The Swedish CDC @Folkhalsomynd released a (now retracted) report yesterday with a mathematical model for the number of infected in the Stockholm area. Since the report was only available in Swedish, here is a short summary:

Thread.
1/ Starting with some background. The model focuses on Stockholm Län (i.e. the “county” Stockholm belongs to), which is the hardest hit region in Sweden.
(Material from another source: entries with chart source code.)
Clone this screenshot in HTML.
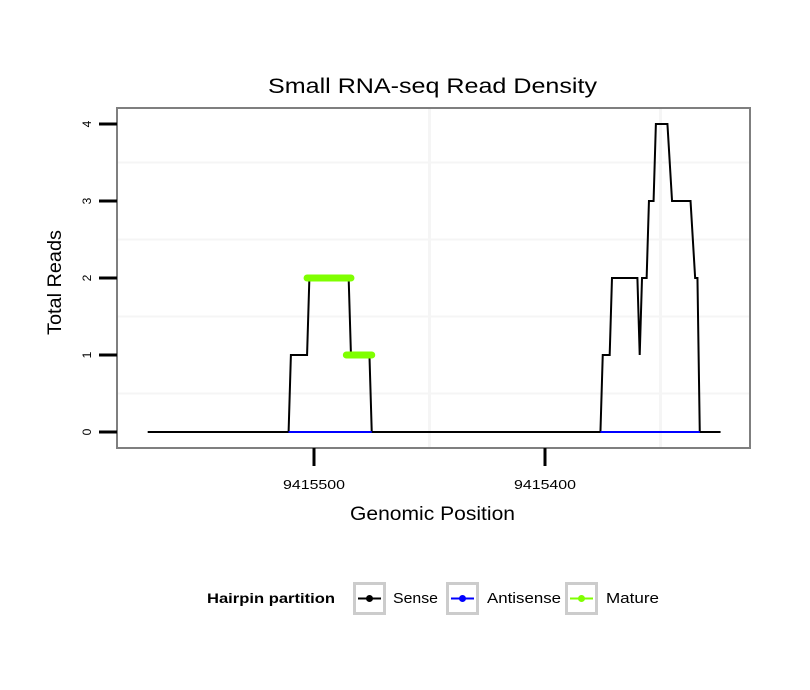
<!DOCTYPE html>
<html><head><meta charset="utf-8"><style>
body{margin:0;background:#fff}
svg{display:block;font-family:"Liberation Sans",sans-serif}
</style></head><body>
<svg id="c" width="810" height="690"></svg>
<script>
const tickPositions=[9415500,9415400];
const tickLabels=["9415500","9415400"];
const yTicks=[0,1,2,3,4];
const senseX=[9415572,9415511,9415510,9415503,9415502,9415485,9415484,9415476,9415475,9415376,9415375,9415372,9415371,9415360,9415359,9415358,9415356,9415355,9415353,9415352,9415347,9415345,9415337,9415335,9415334,9415333,9415324];
const senseY=[0,0,1,1,2,2,1,1,0,0,1,1,2,2,1,2,2,3,3,4,4,3,3,2,2,0,0];
const antiSegments=[[9415511,9415475],[9415376,9415333]];
const matureX=[[9415503,9415484],[9415486,9415475]];
const matureY=[2,1];

const NS="http://www.w3.org/2000/svg";
const svg=document.getElementById('c');
const sx=p=>314+(9415500-p)*2.31;
const sy=v=>432-v*77;
function el(t,a,parent){const e=document.createElementNS(NS,t);for(const k in a)e.setAttribute(k,a[k]);(parent||svg).appendChild(e);return e;}

const title=el('text',{x:268,y:93,'font-size':21,fill:'#000',textLength:329,lengthAdjust:'spacingAndGlyphs'});
title.textContent='Small RNA-seq Read Density';



const panel=el('rect',{x:117,y:108,width:633,height:340,fill:'#fff'});


[0.5,1.5,2.5,3.5].forEach(v=>{const g=el('line',{x1:117,x2:750,y1:sy(v),y2:sy(v),stroke:'#f5f5f5','stroke-width':2});

});
[9415450,9415350].forEach(p=>{const g=el('line',{x1:sx(p),x2:sx(p),y1:108,y2:448,stroke:'#f5f5f5','stroke-width':3});

});

let d=senseX.map((p,i)=>(i?'L':'M')+sx(p)+','+sy(senseY[i])).join(' ');
const sl=el('path',{d:d,fill:'none',stroke:'#000','stroke-width':2,'stroke-linejoin':'miter'});


antiSegments.forEach(s=>{const a=el('line',{x1:sx(s[0]),x2:sx(s[1]),y1:sy(0),y2:sy(0),stroke:'#0000ff','stroke-width':2});

});
matureX.forEach((s,i)=>{const m=el('line',{x1:sx(s[0]),x2:sx(s[1]),y1:sy(matureY[i]),y2:sy(matureY[i]),stroke:'#7fff00','stroke-width':7,'stroke-linecap':'round'});

});

const border=el('rect',{x:117,y:108,width:633,height:340,fill:'none',stroke:'#7f7f7f','stroke-width':2});



yTicks.forEach(v=>{const t=el('line',{x1:99,x2:117,y1:sy(v),y2:sy(v),stroke:'#000','stroke-width':3});


const l=el('text',{x:0,y:0,transform:`translate(91,${sy(v)}) rotate(-90)`,'text-anchor':'middle','font-size':12});
l.textContent=v;

});
tickPositions.forEach((p,i)=>{const t=el('line',{x1:sx(p),x2:sx(p),y1:448,y2:466,stroke:'#000','stroke-width':3});


const l=el('text',{x:sx(p)-31,y:489,'font-size':13,textLength:62,lengthAdjust:'spacingAndGlyphs'});
l.textContent=tickLabels[i];

});

const xt=el('text',{x:350,y:520,'font-size':19,textLength:165,lengthAdjust:'spacingAndGlyphs'});
xt.textContent='Genomic Position';


const yt=el('text',{x:0,y:0,transform:'translate(61,335) rotate(-90)','font-size':19,textLength:105,lengthAdjust:'spacingAndGlyphs'});
yt.textContent='Total Reads';



const lt=el('text',{x:207,y:603,'font-size':14,'font-weight':'bold',textLength:128,lengthAdjust:'spacingAndGlyphs'});
lt.textContent='Hairpin partition';


const leg=[["Sense","#000",353,393,45],["Antisense","#0000ff",446,487,74],["Mature","#7fff00",565,606,53]];
leg.forEach(k=>{
const b=el('rect',{x:k[2]+1.5,y:583.5,width:30,height:30,fill:'#fff',stroke:'#cccccc','stroke-width':3});


el('line',{x1:k[2]+5,x2:k[2]+28,y1:598.5,y2:598.5,stroke:k[1],'stroke-width':2});
el('circle',{cx:k[2]+16.5,cy:598.5,r:3.5,fill:k[1]});
const t=el('text',{x:k[3],y:603,'font-size':15,textLength:k[4],lengthAdjust:'spacingAndGlyphs'});
t.textContent=k[0];

});
</script>
</body></html>
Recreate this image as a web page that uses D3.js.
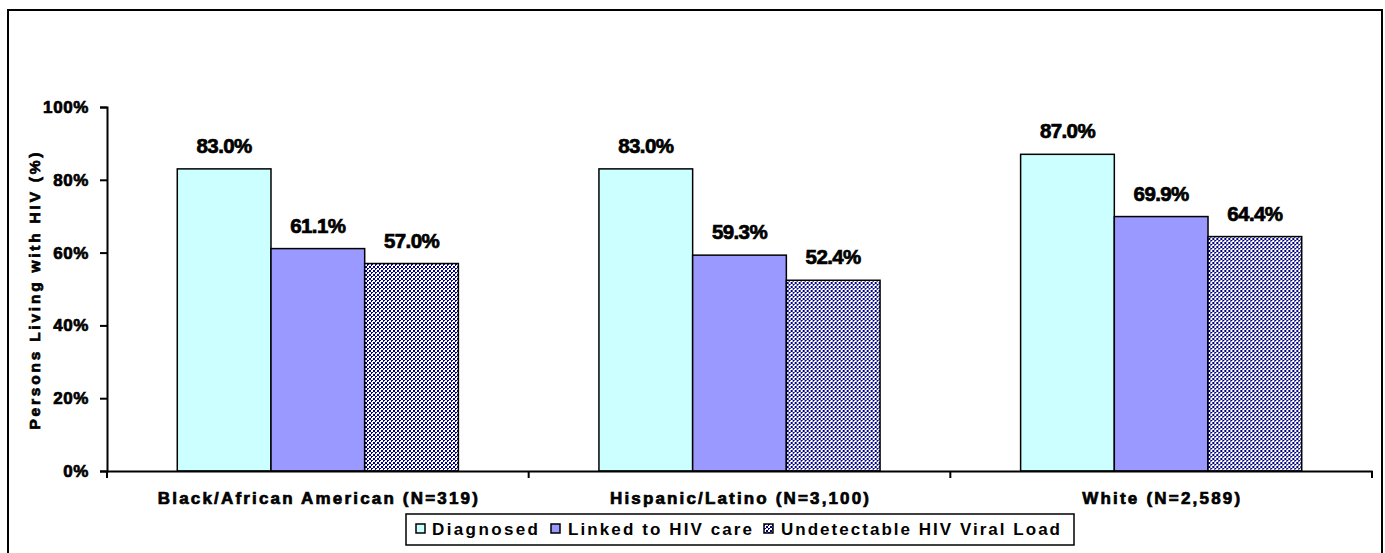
<!DOCTYPE html>
<html>
<head>
<meta charset="utf-8">
<script src="https://cdn.jsdelivr.net/npm/d3@7"></script>
<style>
  html, body { margin: 0; padding: 0; background: #fff; }
  svg { display: block; }
  text { font-family: "Liberation Sans", Arial, sans-serif; fill: #000; }
  .heavy { stroke: #000; stroke-width: 0.7px; paint-order: stroke; }
</style>
</head>
<body>
<svg id="chart" width="1385" height="553"></svg>
<script>
// ---- data ----
const categories = ["Black/African American (N=319)", "Hispanic/Latino (N=3,100)", "White (N=2,589)"];
const seriesNames = ["Diagnosed", "Linked to HIV care", "Undetectable HIV Viral Load"];
const diagnosed = [83.0, 83.0, 87.0];
const linked = [61.1, 59.3, 69.9];
const undetectable = [57.0, 52.4, 64.4];
const yTicks = [0, 20, 40, 60, 80, 100];
const yTitle = "Persons Living with HIV (%)";

// ---- layout ----
const plot = { left: 107, right: 1372, top: 107, bottom: 471 };
const colors = ["#CCFFFF", "#9999FF", "url(#dots)"];
const catLabelWidths = [320, 259, 158];
const legendItems = [
  { sx: 416, tx: 432, tw: 106 },
  { sx: 551, tx: 568, tw: 184 },
  { sx: 764, tx: 781, tw: 279 }
];

const svg = d3.select("#chart");
const defs = svg.append("defs");
const pat = defs.append("pattern").attr("id", "dots")
  .attr("patternUnits", "userSpaceOnUse").attr("width", 4).attr("height", 4);
pat.append("rect").attr("width", 4).attr("height", 4).attr("fill", "#ffffff");
[[0,0],[1,0],[0,1],[2,2],[3,2],[2,3],[3,3]].forEach(([x,y]) =>
  pat.append("rect").attr("x", x).attr("y", y).attr("width", 1).attr("height", 1).attr("fill", "#000080"));

// outer frame
svg.append("rect").attr("x", 8).attr("y", 10).attr("width", 1374).attr("height", 560)
  .attr("fill", "#fff").attr("stroke", "#000").attr("stroke-width", 2);

const series = [diagnosed, linked, undetectable];
const rows = categories.map((c, i) => ({ cat: c, values: series.map(s => s[i]) }));

const x0 = d3.scaleBand().domain(categories).range([plot.left, plot.right]).paddingInner(0).paddingOuter(0);
// Excel gap width 150%: bar = band/(3+1.5)
const barW = x0.bandwidth() / 4.5;
const y = d3.scaleLinear().domain([0, 100]).range([plot.bottom, plot.top]);

// y axis
const yAxis = d3.axisLeft(y).tickValues(yTicks).tickFormat(d => d + "%").tickSize(7).tickPadding(11);
const gy = svg.append("g").attr("transform", `translate(${plot.left},0)`).call(yAxis);
gy.select(".domain").attr("stroke", "#000").attr("stroke-width", 2);
gy.selectAll(".tick line").attr("stroke", "#000").attr("stroke-width", 2);
gy.selectAll(".tick text").attr("font-size", 17).attr("font-weight", "bold").attr("class", "heavy")
  .attr("letter-spacing", 0.6).attr("font-family", "'Liberation Sans', Arial, sans-serif").attr("fill", "#000");

// bars
const groups = svg.append("g").selectAll("g").data(rows).join("g")
  .attr("transform", d => `translate(${x0(d.cat)},0)`);
groups.selectAll("rect").data(d => d.values.map((v, j) => ({ v, j }))).join("rect")
  .attr("x", d => 0.75 * barW + d.j * barW)
  .attr("y", d => y(d.v))
  .attr("width", barW)
  .attr("height", d => y(0) - y(d.v))
  .attr("fill", d => colors[d.j])
  .attr("stroke", "#000").attr("stroke-width", 1.5);

groups.selectAll("text").data(d => d.values.map((v, j) => ({ v, j }))).join("text")
  .attr("class", "heavy")
  .attr("x", d => 0.75 * barW + d.j * barW + barW / 2)
  .attr("y", d => y(d.v) - 16)
  .attr("text-anchor", "middle")
  .attr("font-size", 20.5).attr("font-weight", "bold")
  .attr("letter-spacing", -0.6)
  .text(d => d.v.toFixed(1) + "%");

// x axis
const xAxis = d3.axisBottom(x0).tickValues([]).tickSizeOuter(0);
const gx = svg.append("g").attr("transform", `translate(0,${plot.bottom})`).call(xAxis);
gx.select(".domain").attr("stroke", "#000").attr("stroke-width", 2);
const bounds = [plot.left, ...categories.map(c => x0(c) + x0.bandwidth())];
gx.selectAll("line.sep").data(bounds).join("line").attr("class", "sep")
  .attr("x1", d => d).attr("x2", d => d).attr("y1", 0).attr("y2", 7)
  .attr("stroke", "#000").attr("stroke-width", 2);

svg.append("g").selectAll("text").data(categories).join("text")
  .attr("class", "heavy")
  .attr("x", d => x0(d) + x0.bandwidth() / 2)
  .attr("y", 504)
  .attr("text-anchor", "middle")
  .attr("font-size", 17).attr("font-weight", "bold")
  .attr("textLength", (d, i) => catLabelWidths[i]).attr("lengthAdjust", "spacing")
  .text(d => d);

// y title
svg.append("text")
  .attr("class", "heavy")
  .attr("transform", `translate(40,${(plot.top + plot.bottom) / 2 + 2}) rotate(-90)`)
  .attr("text-anchor", "middle")
  .attr("font-size", 15.5).attr("font-weight", "bold")
  .attr("textLength", 277).attr("lengthAdjust", "spacing")
  .text(yTitle);

// legend
svg.append("rect").attr("x", 406).attr("y", 514).attr("width", 668).attr("height", 31)
  .attr("fill", "#fff").attr("stroke", "#000").attr("stroke-width", 1.5);
const lg = svg.append("g").selectAll("g").data(seriesNames).join("g");
lg.append("rect")
  .attr("x", (d, i) => legendItems[i].sx).attr("y", 524).attr("width", 9).attr("height", 9)
  .attr("fill", (d, i) => colors[i]).attr("stroke", "#000").attr("stroke-width", 1.5);
lg.append("text")
  .attr("x", (d, i) => legendItems[i].tx).attr("y", 535)
  .attr("font-size", 17).attr("font-weight", "bold")
  .attr("textLength", (d, i) => legendItems[i].tw).attr("lengthAdjust", "spacing")
  .text(d => d);
</script>
</body>
</html>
(from April 10th as in the report)
- Total population: 2 374 550
- Confirmed cases: 4128 (now 6400)
- Deaths: 510 (now 1070)
2/ They use a compartment model, dividing the population into 5 groups:

- S: susceptible individuals (not yet infected)
- E: exposed (incubation)
- I_r: reported infected (confirmed)
- I_o: unreported infected
- R: recovered

related by a system of equations:
3/ Individuals in S can get infected and will then move to E, where they incubate for an average of 1/𝜌 = 5.1 days. A fraction of these (p_o) are undetected (go into I_o) while the rest (1-p_o) go into I_r. After avg. 1/𝛾 = 5 days, both recover (move to R).
4/ The contagiousness of the virus at a given time (b_t) is treated as variable, starting at an initial value of 𝜽 and later stabilizing at 𝛿𝜽, with an assumed inflection point at March 16th, which is when Stockholm residents were asked to work remotely.
5/ To estimate b_t, (contagiousness at time t), they fit the parameters 𝛿, 𝜽, and ε to daily confirmed cases by minimizing the square error (residual) between the model prediction and observed (*non-imported*) daily cases. First case is assumed to be Feb 17th.
6/ To account for unconfirmed cases, it is assumed that for every confirmed case, there is some constant number of cases that are never detected. This is expressed as the ratio:

p_o = (unrep. cases)/(all cases)

Unreported cases are assumed to be less contagious by a factor q_o
7/ To solve for the parameters p_o (fraction of total cases that are unreported) and q_o (infectiousness of unreported cases), they rely on a study from @Folkhalsomynd showing 2.5% of pop. in Stockholm Län tested positive for an active infection between March 27th and April 3rd.
8/ **Note**: as I was writing this thread, the report was retracted. The reason being that the Scenario 3 estimate below of p_o = 99.9% (previously reported as best fit) implies that the total number of infected exceeds the population of Stockholm.
9/ They consider three combinations of (p_o, q_o) that match population prevalence of 2.5% in the above study.

Scenario 1: (0.99, 1)
Scenario 2: (0.995, 0.55)
Scenario 3: (0.999, 0.11)

i.e. between 100-1000 unconf. cases per confirmed, and unconf. cases are 11-100% infectious.
10/ Because scenario 1 predicts a pop. prevalence of 2.3% (unlike 2.5% for scenarios 2 and 3), they do not include it in the full analysis. It is kept "only as a lower bound for the rate of unconf. cases".
11/ **Results**:

*Reminder: the report has now been retracted.*

Overall, Scenario 3 was claimed to be the best fit to the data. This would imply 99.9% of all cases are undetected, with undetected cases being 11% as infectious.
12/ Depending on scenario, they claim that the number of infected peaked between April 15th-17th, with a total of 86000 active infections.
13/ R_e (effective number of new contagions per infected) was estimated to be just above 1 by April 10th:
14/ They estimated that by April 11th, 17-19% of Stockholm had been infected, and project 29-32% will be infected by May 1st.
15/ The report includes nearly identical projections for each of the scenarios. On the left are the daily reported cases and on the right the number of infections at a given time.
16/ Finally, they apply some perturbations to (p_o, q_o) to estimate how sensitive the models are to error, but I'm going to skip that since the entire thing has already been retracted.